The TCP/IP Internet layer, as you learned in Hour 4, "The Internet Layer," and Hour 5, "Subnetting," is full of useful protocols that are effective at providing the necessary addressing information so that data can make its journey across the network. Addressing and routing, however, are only part of the picture. The developers of TCP/IP knew they needed another layer above the Internet layer that would cooperate with IP by providing additional necessary features. Specifically, they wanted the Transport layer protocols to provide the following:

  • An interface for network applications— that is, a way for applications to access the network. The designers wanted to be able to target data not just to a destination computer, but to a particular application running on the destination computer.

  • A mechanism for multiplexing/demultiplexing. Multiplexing, in this case, means accepting data from different applications and computers and directing that data to the intended recipient application on the receiving computer. In other words, the Transport layer must be capable of simultaneously supporting several network applications and managing the flow of data to the Internet layer. On the receiving end, the Transport layer must accept the data from the Internet layer and direct it to multiple applications. This feature, known as demultiplexing, allows one computer to simultaneously support multiple network applications, such as a Web browser, an email client, and a file-sharing application. Another aspect of multiplexing/demultiplexing is that a single application can simultaneously maintain connections with more than one computer.

  • Error checking, flow control, and verification.

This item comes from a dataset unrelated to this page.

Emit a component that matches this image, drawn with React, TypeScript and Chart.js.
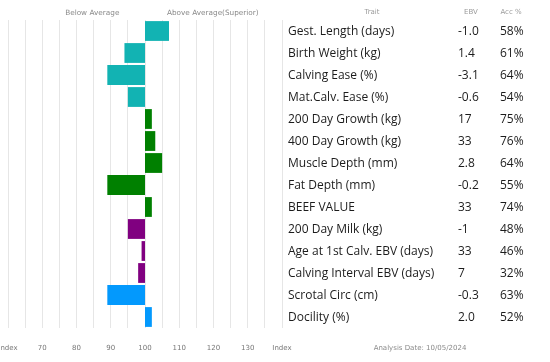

The protocol system needs an overall scheme that ensures delivery of data between the sending and receiving machines.

The last item (error checking, flow control, and verification) is the most open ended. Questions of quality assurance always balance on questions of benefit and cost. An elaborate quality assurance system can increase your certainty that a delivery was successful, but you pay for it with increased network traffic and slower processing time. For many applications, this additional assurance simply isn't worth it. The Transport layer, therefore, provides two pathways to the network, each with the interfacing and multiplexing/demultiplexing features necessary for supporting applications, but each with a very different approach to quality assurance, as follows:

  • Transport Control Protocol (TCP)— TCP provides extensive error control and flow control to ensure the successful delivery of data. TCP is a connection-oriented protocol.

  • User Datagram Protocol (UDP)— UDP provides extremely rudimentary error checking and is designed for situations when TCP's extensive control features are not necessary. UDP is a connectionless protocol.